Although venture capitalists (VCs) are not allowed to donate money from their funds, Adam says many from Demo Day have offered to donate money personally. He thinks that all VC funds should allocate a set-aside for donating to charities. Perhaps in five years accerlator-supported non-profits will be in the same position as current YC companies when it comes to the relative ease and speed of fundraising.
“Our current retention rate of donors (individuals that have donated more than once) is thirty-percent, which is great for a new non-profit. This is only going to grow because right now we have zero re-engagement features other than email.”
Adam has a list of other new features he wants to add to Watsi, including the creation of a Global Fund (donating without choosing a patient) and gifted donations (donating on behalf of someone). They recently launched Tips, where donors can tip Watsi to support building the product. They are currently working on automatic repeat donations.
Adam is however particularly excited about another additional feature: “We’re going to have integrated one click payments/donations. One-click donations like Amazon, I’ve never seen a non-profit to do this, but I’m so excited about this.”
Adam long-term visions for Watsi are as revolutionary as his current work.
“Watsi is the first opportunity to provide healthcare for everyone. Every single person on this planet. I think the model is going to evolve a lot. Our goal is to become the largest crowdfunding medical treatment platform. This is way down the line, but we could move into providing social medical insurance. As soon as we have large enough dollars coming through the platform, we could even treat patients in the USA.”
I asked him if he would recommend that other non-profits apply to YC, and without missing a beat he replied, “yes. For three months we were able to focus on our mission and our products alone. We didn’t have to worry about fundraising or entering competitions or getting grants. We focused on our product and solving a problem. We grew like crazy in the last three months. We went from getting $2,000 of donations a week to $12,000. That’s a crazy growth….Every non-profit should have this opportunity for focus.”

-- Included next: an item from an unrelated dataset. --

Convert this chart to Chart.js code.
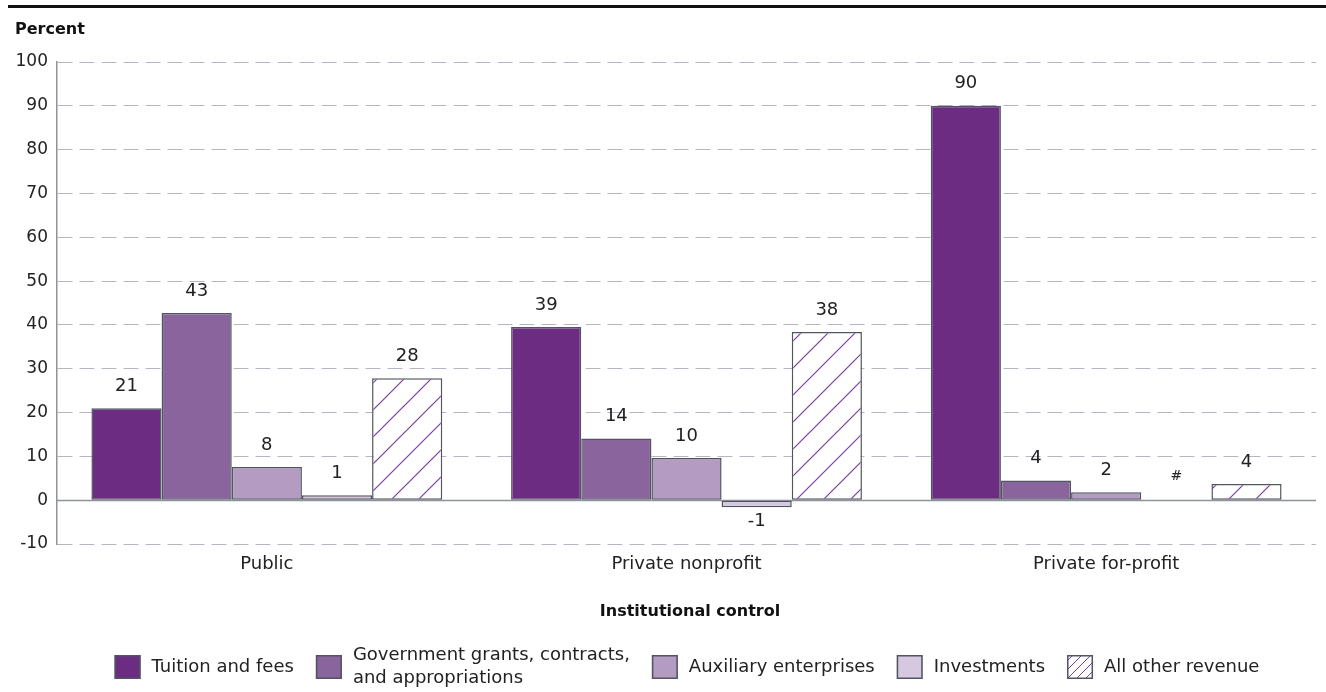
<!DOCTYPE html>
<html>
<head>
<meta charset="utf-8">
<script src="https://cdn.jsdelivr.net/npm/chart.js@4.4.1/dist/chart.umd.min.js"></script>
<style>
  html, body { margin: 0; padding: 0; background: #fff; }
  #wrap { width: 1326px; height: 692px; position: relative; }
</style>
</head>
<body>
<div id="wrap"><canvas id="myChart" width="1326" height="692"></canvas></div>
<script>
// revenue share by institutional control
const categories = ["Public", "Private nonprofit", "Private for-profit"];
const seriesNames = ["Tuition and fees", ["Government grants, contracts,", "and appropriations"], "Auxiliary enterprises", "Investments", "All other revenue"];

const tuition = [21, 39.5, 90];
const government = [42.7, 14.1, 4.5];
const auxiliary = [7.6, 9.6, 1.8];
const investments = [1.1, -1.6, 0.1];
const otherRevenue = [27.8, 38.4, 3.7];

const tuitionLabels = ["21", "39", "90"];
const governmentLabels = ["43", "14", "4"];
const auxiliaryLabels = ["8", "10", "2"];
const investmentsLabels = ["1", "-1", "#"];
const otherLabels = ["28", "38", "4"];

const yMin = -10, yMax = 100, yStep = 10;

const FONT = "'DejaVu Sans', sans-serif";
const BORDER = '#50555f';
const HATCH = '#7b3ca3';

// diagonal hatch for "all other revenue"
function makeHatch(s, w) {
    const c = document.createElement('canvas');
    c.width = s; c.height = s;
    const g = c.getContext('2d');
    g.fillStyle = '#fff';
    g.fillRect(0, 0, s, s);
    g.strokeStyle = HATCH;
    g.lineWidth = w;
    g.beginPath();
    g.moveTo(0, s); g.lineTo(s, 0);
    g.moveTo(-2, 2); g.lineTo(2, -2);
    g.moveTo(s - 2, s + 2); g.lineTo(s + 2, s - 2);
    g.stroke();
    return document.getElementById('myChart').getContext('2d').createPattern(c, 'repeat');
}
const hatch = makeHatch(27, 1.2);
const hatchSmall = makeHatch(9, 1);

const fills = ['#6b2c82', '#8a649c', '#b39bc2', '#d6c8e0', hatch];
const legendFills = ['#6b2c82', '#8a649c', '#b39bc2', '#d6c8e0', hatchSmall];
const allLabels = [tuitionLabels, governmentLabels, auxiliaryLabels, investmentsLabels, otherLabels];

const extras = {
    id: 'extras',
    beforeDatasetsDraw(chart) {
        const { ctx, chartArea, scales } = chart;
        const y0 = Math.round(scales.y.getPixelForValue(0)) + 0.5;
        ctx.save();
        ctx.strokeStyle = '#8e929b';
        ctx.lineWidth = 1.3;
        ctx.beginPath();
        ctx.moveTo(chartArea.left, y0);
        ctx.lineTo(chartArea.right, y0);
        ctx.stroke();
        ctx.restore();
    },
    afterDatasetsDraw(chart) {
        const { ctx } = chart;
        ctx.save();
        ctx.fillStyle = '#222';
        ctx.textAlign = 'center';
        chart.data.datasets.forEach((ds, i) => {
            const meta = chart.getDatasetMeta(i);
            meta.data.forEach((bar, j) => {
                const txt = allLabels[i][j];
                const v = ds.data[j];
                if (txt === '#') {
                    ctx.font = '14px ' + FONT;
                    ctx.textBaseline = 'bottom';
                    ctx.fillText(txt, bar.x, bar.y - 16);
                } else if (v < 0) {
                    ctx.font = '18px ' + FONT;
                    ctx.textBaseline = 'top';
                    ctx.fillText(txt, bar.x, bar.y + 5);
                } else {
                    ctx.font = '18px ' + FONT;
                    ctx.textBaseline = 'bottom';
                    ctx.fillText(txt, bar.x, bar.y - 13);
                }
            });
        });
        ctx.restore();
    },
    afterDraw(chart) {
        const { ctx, chartArea } = chart;
        ctx.save();
        // top rule
        ctx.fillStyle = '#111';
        ctx.fillRect(8, 5, 1318, 3);
        // y title
        ctx.fillStyle = '#111';
        ctx.font = 'bold 16px ' + FONT;
        ctx.textAlign = 'left';
        ctx.textBaseline = 'middle';
        ctx.fillText('Percent', 15, 30);
        // x title
        ctx.textAlign = 'center';
        ctx.fillText('Institutional control', 690, 612);

        // legend
        ctx.font = '18px ' + FONT;
        const bw = 26, bh = 24, gapText = 11, gapItem = 22;
        const widths = seriesNames.map(n => {
            const lines = Array.isArray(n) ? n : [n];
            return Math.max(...lines.map(l => ctx.measureText(l).width));
        });
        const total = widths.reduce((a, w) => a + bw + gapText + w, 0) + gapItem * (widths.length - 1);
        let x = 687 - total / 2;
        const cy = 667;
        seriesNames.forEach((n, i) => {
            ctx.fillStyle = legendFills[i];
            ctx.fillRect(x, cy - bh / 2, bw, bh);
            ctx.strokeStyle = BORDER;
            ctx.lineWidth = 1.5;
            ctx.strokeRect(x + 0.75, cy - bh / 2 + 0.75, bw - 1.5, bh - 1.5);
            ctx.fillStyle = '#222';
            ctx.textAlign = 'left';
            ctx.textBaseline = 'middle';
            const lines = Array.isArray(n) ? n : [n];
            lines.forEach((l, k) => {
                const off = (k - (lines.length - 1) / 2) * 23;
                ctx.fillText(l, x + bw + gapText, cy + off);
            });
            x += bw + gapText + widths[i] + gapItem;
        });
        ctx.restore();
    }
};

const makeSet = (i, data) => ({
    label: Array.isArray(seriesNames[i]) ? seriesNames[i].join(' ') : seriesNames[i],
    data: data,
    backgroundColor: fills[i],
    borderColor: BORDER,
    borderWidth: 1.5,
    borderSkipped: false
});

const ctx = document.getElementById('myChart');
const myChart = new Chart(ctx, {
    type: 'bar',
    data: {
        labels: categories,
        datasets: [
            makeSet(0, tuition),
            makeSet(1, government),
            makeSet(2, auxiliary),
            makeSet(3, investments),
            makeSet(4, otherRevenue)
        ]
    },
    options: {
        responsive: false,
        animation: false,
        datasets: {
            bar: { categoryPercentage: 0.836, barPercentage: 1 }
        },
        layout: { padding: { left: 0, top: 62, right: 10, bottom: 108 } },
        plugins: {
            legend: { display: false },
            tooltip: { enabled: false }
        },
        scales: {
            x: {
                grid: { display: false, drawTicks: false },
                border: { display: false },
                ticks: { color: '#222', font: { family: FONT, size: 18 }, padding: 10 },
                afterFit(scale) { scale.height = 40; }
            },
            y: {
                min: yMin,
                max: yMax,
                ticks: {
                    stepSize: yStep,
                    color: '#222',
                    font: { family: FONT, size: 17 },
                    padding: 9
                },
                grid: { color: '#b6b6c2', lineWidth: 1, drawTicks: false },
                border: { display: true, color: '#8e929b', width: 1.5, dash: [15, 7] },
                afterFit(scale) { scale.width = 57; }
            }
        }
    },
    plugins: [extras]
});
</script>
</body>
</html>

As our chat draws to an end Adam leans in towards me again. He says perhaps it’s too early to share this, he looks around and smiles, then says, “our [medical] partners have said to us that patients who are part of Watsi receive better care.”

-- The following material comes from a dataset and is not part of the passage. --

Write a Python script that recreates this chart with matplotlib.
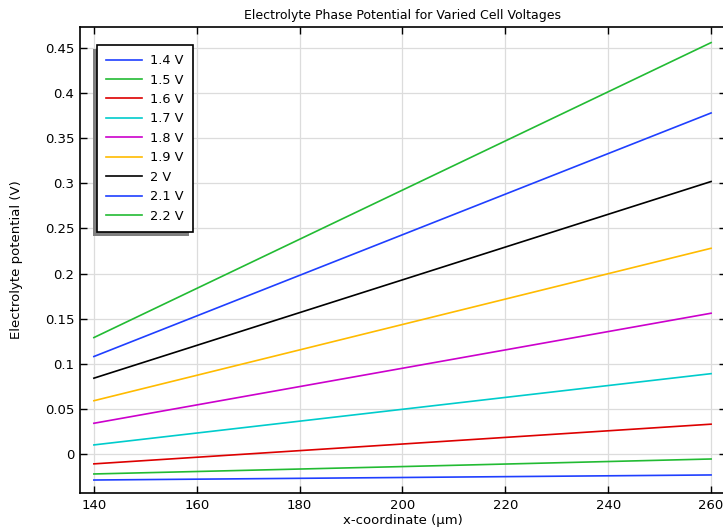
import numpy as np
import matplotlib
matplotlib.use("Agg")
import matplotlib.pyplot as plt
from matplotlib.patches import Rectangle

# data (x in um, potential in V)
x_um = [140, 200, 260]
labels = ["1.4 V", "1.5 V", "1.6 V", "1.7 V", "1.8 V", "1.9 V", "2 V", "2.1 V", "2.2 V"]
phi_14 = [-0.0289, -0.0261, -0.0233]
phi_15 = [-0.0222, -0.0140, -0.0056]
phi_16 = [-0.0110, 0.0110, 0.0330]
phi_17 = [0.0100, 0.0495, 0.0890]
phi_18 = [0.0340, 0.0950, 0.1560]
phi_19 = [0.0590, 0.1435, 0.2280]
phi_20 = [0.0840, 0.1930, 0.3020]
phi_21 = [0.1080, 0.2430, 0.3780]
phi_22 = [0.1290, 0.2925, 0.4560]
series = [phi_14, phi_15, phi_16, phi_17, phi_18, phi_19, phi_20, phi_21, phi_22]
colors = ["#1f3fff", "#22bb33", "#dd0000", "#00cccc", "#cc00cc",
          "#ffbb00", "#000000", "#1f3fff", "#22bb33"]

xticks = [140, 160, 180, 200, 220, 240, 260]
yticks = [0, 0.05, 0.1, 0.15, 0.2, 0.25, 0.3, 0.35, 0.4, 0.45]
ytick_labels = ["0", "0.05", "0.1", "0.15", "0.2", "0.25", "0.3", "0.35", "0.4", "0.45"]

plt.rcParams['font.family'] = ['DejaVu Sans']
fig = plt.figure(figsize=(7.23, 5.30), dpi=100)
ax = fig.add_axes([80 / 723, 1 - 493 / 530, 646 / 723, 466 / 530])

for ys, c, lab in zip(series, colors, labels):
    ax.plot(x_um, ys, color=c, lw=1.2, label=lab)

ax.set_xlim(137.3, 262.9)
ax.set_ylim(-0.0433, 0.4733)
ax.set_xticks(xticks)
ax.set_yticks(yticks)
ax.set_yticklabels(ytick_labels)
ax.grid(True, color="#dcdcdc", lw=0.9)
ax.set_axisbelow(True)
ax.tick_params(direction="in", length=5, width=1, top=True, right=True,
               labelsize=9.5, pad=4)
for s in ax.spines.values():
    s.set_linewidth(1.2)

ax.set_title("Electrolyte Phase Potential for Varied Cell Voltages", fontsize=9, pad=6)
ax.set_xlabel("x-coordinate (µm)", fontsize=9.5, labelpad=2)
ax.set_ylabel("Electrolyte potential (V)", fontsize=9.5, labelpad=16)

leg = ax.legend(loc="upper left", bbox_to_anchor=(17 / 646, 1 - 18 / 466),
                fontsize=9.3, frameon=True, fancybox=False, edgecolor="black",
                framealpha=1, borderpad=0.7, labelspacing=0.5,
                handlelength=2.8, handletextpad=0.6, borderaxespad=0)
leg.get_frame().set_linewidth(1.2)
leg.set_zorder(6)

# grey drop shadow, offset down-left like the original
fig.canvas.draw()
bb = leg.get_window_extent()
shadow = Rectangle((bb.x0 - 4, bb.y0 - 4), bb.width, bb.height,
                   transform=None, facecolor="#808080", edgecolor="none", zorder=5)
ax.add_artist(shadow)

fig.savefig("out.png", dpi=100)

He explains that “Watsi has introduced accountability to the hospitals” to which they are affiliated because of their extreme transparency. “The outcome of the treatments are public,” Adam explains. “It is not uncommon in the developing world for patients to just disappear after receiving care. Now, because Watsi requires an update of the outcome of the treatment, hospitals are more regularly doing post-op check-ups.”
“Better hospital care is a huge unintended benefit of the Watsi model.” I tell him that this unintended benefit makes the Watsi movement more powerful.

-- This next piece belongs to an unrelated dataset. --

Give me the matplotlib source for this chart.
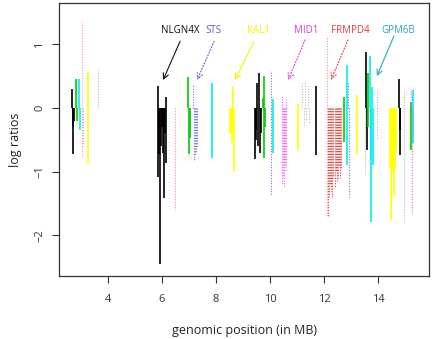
import matplotlib
matplotlib.use("Agg")
import matplotlib.pyplot as plt

plt.rcParams['font.family'] = ['Open Sans', 'DejaVu Sans']

# log ratios per probe, grouped by colour / line type (position in MB, value)
black_x = [2.68, 2.70, 2.72, 2.74,
           5.84, 5.85, 5.88, 5.90, 5.93, 5.96, 5.99, 6.02, 6.05, 6.07, 6.10, 6.13, 6.15,
           9.44, 9.47, 9.50, 9.53, 9.56, 9.60, 9.63, 9.66,
           11.69, 11.70,
           13.57, 13.59,
           14.79, 14.81, 14.83]
black_y = [0.30, -0.72, -0.30, -0.20,
           0.35, -1.08, -0.30, -0.72, -2.46, -0.60, -0.30, -0.70, -0.30, -1.42, -0.40, -0.87, 0.17,
           -0.80, -0.35, -0.50, 0.40, -0.60, 0.55, -0.70, -0.40,
           0.35, -0.74,
           0.88, -0.66,
           0.45, -0.74, -0.35]

green_x = [2.83, 2.85,
           6.98, 7.00, 7.02,
           9.74, 9.76, 9.78, 9.80,
           12.73, 12.75,
           13.62, 13.64,
           15.21, 15.23]
green_y = [0.46, -0.20,
           0.49, -0.72, -0.47,
           0.15, 0.50, -0.79, -0.30,
           0.18, -0.53,
           0.55, -0.30,
           0.10, -0.66]

cyan_x = [2.93, 2.95,
          7.85, 7.86,
          10.10, 10.11,
          12.84, 12.85,
          13.72, 13.74, 13.76, 13.78, 13.80,
          15.30, 15.31]
cyan_y = [0.46, -0.35,
          0.40, -0.79,
          0.14, -0.70,
          0.68, -0.90,
          0.82, -0.82, -1.79, 0.33, -0.90,
          0.28, -0.55]

yellow_x = [3.25, 3.27,
            8.52, 8.55, 8.58, 8.61, 8.64, 8.67,
            11.04, 11.05,
            13.22, 13.23,
            14.44, 14.47, 14.50, 14.53, 14.56, 14.59, 14.62, 14.65]
yellow_y = [0.57, -0.90,
            -0.40, -0.40, -0.55, -0.40, 0.35, -1.00,
            0.07, -0.66,
            0.20, -0.74,
            -0.95, -1.00, -1.76, -0.95, -1.00, -1.40, -0.95, -0.70]

pink_x = [3.03, 3.05, 3.07, 6.48, 12.10, 12.12]
pink_y = [1.35, -0.77, -0.60, -1.60, 1.12, -1.70]

slate_x = [7.16, 7.19, 7.22, 7.25, 7.28, 10.03, 10.04, 12.90, 12.91]
slate_y = [0.36, -0.82, -0.75, -0.70, -0.60, 0.57, -1.37, 0.40, -1.40]

magenta_x = [10.43, 10.46, 10.49, 10.52, 10.55, 10.58, 10.60, 15.24, 15.27]
magenta_y = [0.20, -1.20, -1.10, -1.26, -0.90, -1.00, 0.15, 0.30, -1.65]

red_x = [12.15, 12.19, 12.23, 12.27, 12.31, 12.35, 12.39, 12.43, 12.47, 12.51, 12.55, 12.59, 12.63]
red_y = [-1.70, -1.40, -1.20, -1.30, -1.40, -1.10, -1.25, -1.00, -1.15, -1.10, -0.90, -1.10, -0.95]

grey_x = [3.62, 11.20, 11.25, 11.30, 11.35, 11.40, 11.45, 13.52, 13.95, 13.97, 14.96, 14.98]
grey_y = [0.60, 0.40, -0.30, 0.42, -0.20, 0.35, -0.25, -1.05, 0.30, -0.50, 0.30, -1.80]

genes = ['NLGN4X', 'STS', 'KAL1', 'MID1', 'FRMPD4', 'GPM6B']
gene_colors = ['#111111', '#6a5acd', '#f5f500', '#d63fd6', '#e8383d', '#2aa8c8']
label_x = [6.67, 7.89, 9.56, 11.33, 12.96, 14.74]
label_y = 1.22
arrow_tail_x = [6.67, 7.93, 9.41, 11.30, 12.89, 14.59]
arrow_tail_y = [1.05, 1.05, 1.05, 1.07, 1.07, 1.13]
arrow_head_x = [6.04, 7.30, 8.70, 10.67, 12.26, 13.96]
arrow_head_y = [0.44, 0.44, 0.44, 0.44, 0.44, 0.50]
arrow_dotted = [False, True, False, True, True, False]

fig = plt.figure(figsize=(4.32, 3.39), dpi=100)
ax = fig.add_axes([0.137, 0.186, 0.856, 0.805])

dot = (0, (1, 1.4))
ax.vlines(black_x, 0, black_y, color='black', lw=1.2)
ax.vlines(green_x, 0, green_y, color='#00cc00', lw=1.2)
ax.vlines(cyan_x, 0, cyan_y, color='#00f0f0', lw=1.2)
ax.vlines(yellow_x, 0, yellow_y, color='#ffff00', lw=1.2)
ax.vlines(pink_x, 0, pink_y, color='#ff8fa8', lw=0.8, linestyles=[dot])
ax.vlines(slate_x, 0, slate_y, color='#7070f0', lw=0.8, linestyles=[dot])
ax.vlines(magenta_x, 0, magenta_y, color='#ff55ff', lw=0.8, linestyles=[dot])
ax.vlines(red_x, 0, red_y, color='#ee3333', lw=0.8, linestyles=[dot])
ax.vlines(grey_x, 0, grey_y, color='#bbbbbb', lw=0.8, linestyles=[dot])

for i, g in enumerate(genes):
    ax.text(label_x[i], label_y, g, color=gene_colors[i], fontsize=7,
            ha='center', va='center')
    ax.annotate('', xy=(arrow_head_x[i], arrow_head_y[i]),
                xytext=(arrow_tail_x[i], arrow_tail_y[i]),
                arrowprops=dict(arrowstyle='->', color=gene_colors[i], lw=0.8,
                                linestyle=':' if arrow_dotted[i] else '-',
                                shrinkA=0, shrinkB=0))

ax.set_xlim(2.19, 15.89)
ax.set_ylim(-2.64, 1.65)
ax.set_xticks([4, 6, 8, 10, 12, 14])
ax.set_yticks([-2, -1, 0, 1])
ax.set_yticklabels(['\u22122', '\u22121', '0', '1'], rotation=90, va='center')
ax.tick_params(direction='out', length=5, width=0.8, colors='#333333',
               labelsize=8)
ax.tick_params(axis='x', pad=8)
ax.tick_params(axis='y', pad=5)
for s in ax.spines.values():
    s.set_color('#333333')
    s.set_linewidth(0.9)

ax.set_xlabel('genomic position (in MB)', fontsize=9, labelpad=14, color='#222222')
ax.set_ylabel('log ratios', fontsize=9, labelpad=9, color='#222222')

fig.savefig('out.png', dpi=100)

Paul Graham has proclaimed that Watsi is “one of the more revolutionary things” being done online. With such strong recommendations, I am sure that it’s only a matter of time before Adam raises all the donations Watsi needs to grow and help more people.
Adam’s ideas are indeed visionary. The non-profit space is constrained by an inherent slow moving nature, filled with red-tape and forms. Perhaps the application of startup thinking to the charities will help disrupt the non-profit sector. We are a generation where instant and real-time is the way we live our life. Adam would like to empower us to save a person’s life in real-time, instantly with one click.
This bunny defiantly belongs in the tiger family.